Directions for this task - Retype word for word the first line of the listing and each line after it up to the line with "return (H - B - (y - OFF)) / PH", with the pictures taken out.
****************************************
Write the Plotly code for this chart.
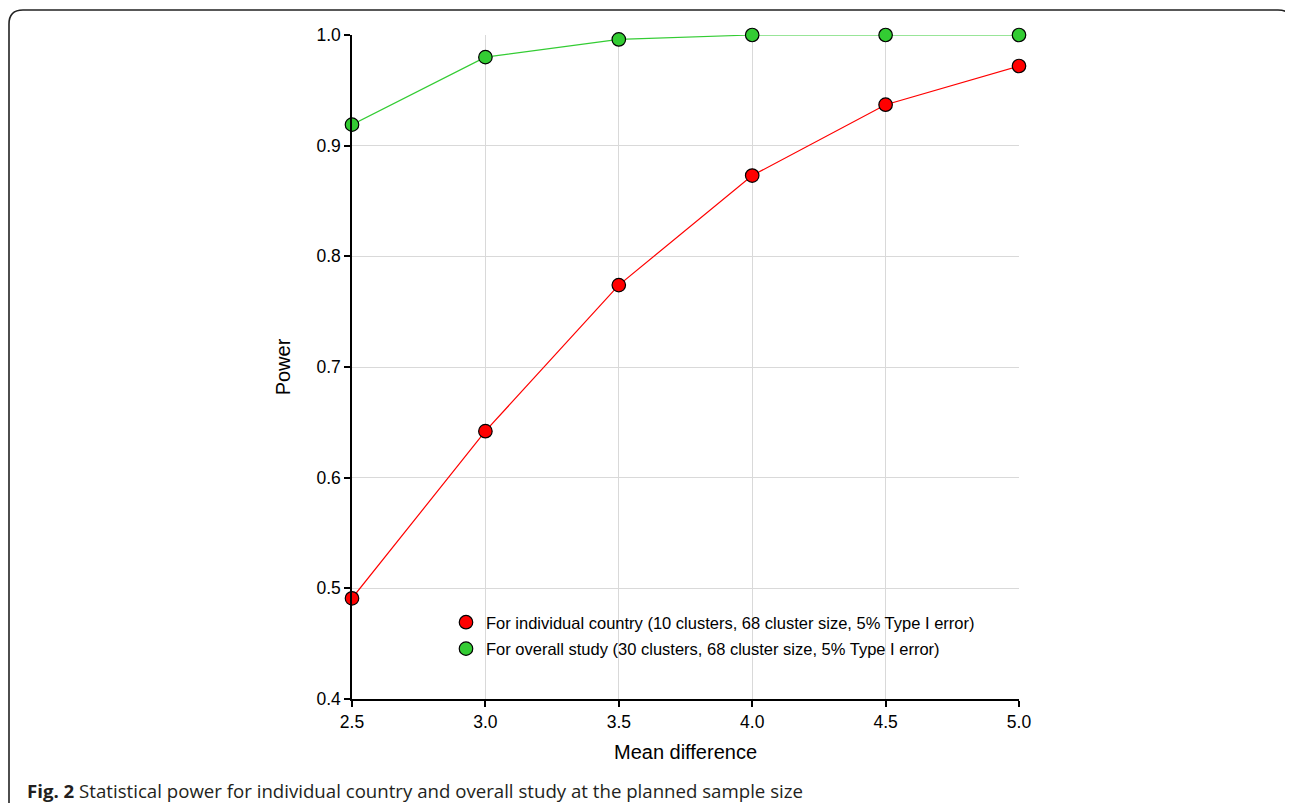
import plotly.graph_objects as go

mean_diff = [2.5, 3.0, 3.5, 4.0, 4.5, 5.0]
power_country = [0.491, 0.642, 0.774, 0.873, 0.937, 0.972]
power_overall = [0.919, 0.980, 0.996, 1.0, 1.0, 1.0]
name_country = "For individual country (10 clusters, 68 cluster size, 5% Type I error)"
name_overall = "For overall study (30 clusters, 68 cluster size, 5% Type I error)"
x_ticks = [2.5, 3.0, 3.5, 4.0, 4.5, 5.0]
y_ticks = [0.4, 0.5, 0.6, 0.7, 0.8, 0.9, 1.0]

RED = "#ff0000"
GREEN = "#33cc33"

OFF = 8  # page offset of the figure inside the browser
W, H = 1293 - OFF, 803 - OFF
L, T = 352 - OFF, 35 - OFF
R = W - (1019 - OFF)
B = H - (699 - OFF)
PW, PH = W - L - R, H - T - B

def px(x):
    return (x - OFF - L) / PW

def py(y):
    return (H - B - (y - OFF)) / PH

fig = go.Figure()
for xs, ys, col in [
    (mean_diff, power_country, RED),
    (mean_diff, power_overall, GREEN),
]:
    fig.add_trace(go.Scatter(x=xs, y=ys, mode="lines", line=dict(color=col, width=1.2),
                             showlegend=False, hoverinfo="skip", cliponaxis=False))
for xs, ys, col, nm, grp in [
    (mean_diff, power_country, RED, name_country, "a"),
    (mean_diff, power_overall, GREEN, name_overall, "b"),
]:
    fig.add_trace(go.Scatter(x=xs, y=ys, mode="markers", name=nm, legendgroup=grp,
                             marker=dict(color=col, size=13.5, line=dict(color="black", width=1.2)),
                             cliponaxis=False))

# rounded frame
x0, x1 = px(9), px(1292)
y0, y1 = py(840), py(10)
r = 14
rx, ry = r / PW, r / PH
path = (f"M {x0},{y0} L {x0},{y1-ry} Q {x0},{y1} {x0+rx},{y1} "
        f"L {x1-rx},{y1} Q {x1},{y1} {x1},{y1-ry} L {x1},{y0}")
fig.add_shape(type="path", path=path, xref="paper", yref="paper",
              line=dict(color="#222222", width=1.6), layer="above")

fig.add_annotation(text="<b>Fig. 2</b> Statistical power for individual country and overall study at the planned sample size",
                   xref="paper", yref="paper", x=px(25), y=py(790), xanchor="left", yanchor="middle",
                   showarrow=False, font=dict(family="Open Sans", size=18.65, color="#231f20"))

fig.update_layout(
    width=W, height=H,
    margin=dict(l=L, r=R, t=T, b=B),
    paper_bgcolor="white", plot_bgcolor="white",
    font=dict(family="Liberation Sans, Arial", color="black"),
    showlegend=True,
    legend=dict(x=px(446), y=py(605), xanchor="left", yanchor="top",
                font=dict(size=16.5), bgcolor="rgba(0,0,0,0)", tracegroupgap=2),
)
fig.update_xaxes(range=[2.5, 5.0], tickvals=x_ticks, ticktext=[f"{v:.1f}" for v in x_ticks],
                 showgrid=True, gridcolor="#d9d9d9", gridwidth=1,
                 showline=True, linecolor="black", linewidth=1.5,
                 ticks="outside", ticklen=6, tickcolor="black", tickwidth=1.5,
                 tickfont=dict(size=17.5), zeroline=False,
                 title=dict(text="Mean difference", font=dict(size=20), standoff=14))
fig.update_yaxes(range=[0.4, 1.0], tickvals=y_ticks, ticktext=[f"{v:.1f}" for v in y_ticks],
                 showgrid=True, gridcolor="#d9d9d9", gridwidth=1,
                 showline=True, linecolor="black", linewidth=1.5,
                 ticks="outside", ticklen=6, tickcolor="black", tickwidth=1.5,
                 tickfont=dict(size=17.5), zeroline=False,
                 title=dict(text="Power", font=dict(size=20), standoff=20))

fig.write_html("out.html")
****************************************
The reply -
Write the Plotly code for this chart.
import plotly.graph_objects as go

mean_diff = [2.5, 3.0, 3.5, 4.0, 4.5, 5.0]
power_country = [0.491, 0.642, 0.774, 0.873, 0.937, 0.972]
power_overall = [0.919, 0.980, 0.996, 1.0, 1.0, 1.0]
name_country = "For individual country (10 clusters, 68 cluster size, 5% Type I error)"
name_overall = "For overall study (30 clusters, 68 cluster size, 5% Type I error)"
x_ticks = [2.5, 3.0, 3.5, 4.0, 4.5, 5.0]
y_ticks = [0.4, 0.5, 0.6, 0.7, 0.8, 0.9, 1.0]

RED = "#ff0000"
GREEN = "#33cc33"

OFF = 8  # page offset of the figure inside the browser
W, H = 1293 - OFF, 803 - OFF
L, T = 352 - OFF, 35 - OFF
R = W - (1019 - OFF)
B = H - (699 - OFF)
PW, PH = W - L - R, H - T - B

def px(x):
    return (x - OFF - L) / PW

def py(y):
    return (H - B - (y - OFF)) / PH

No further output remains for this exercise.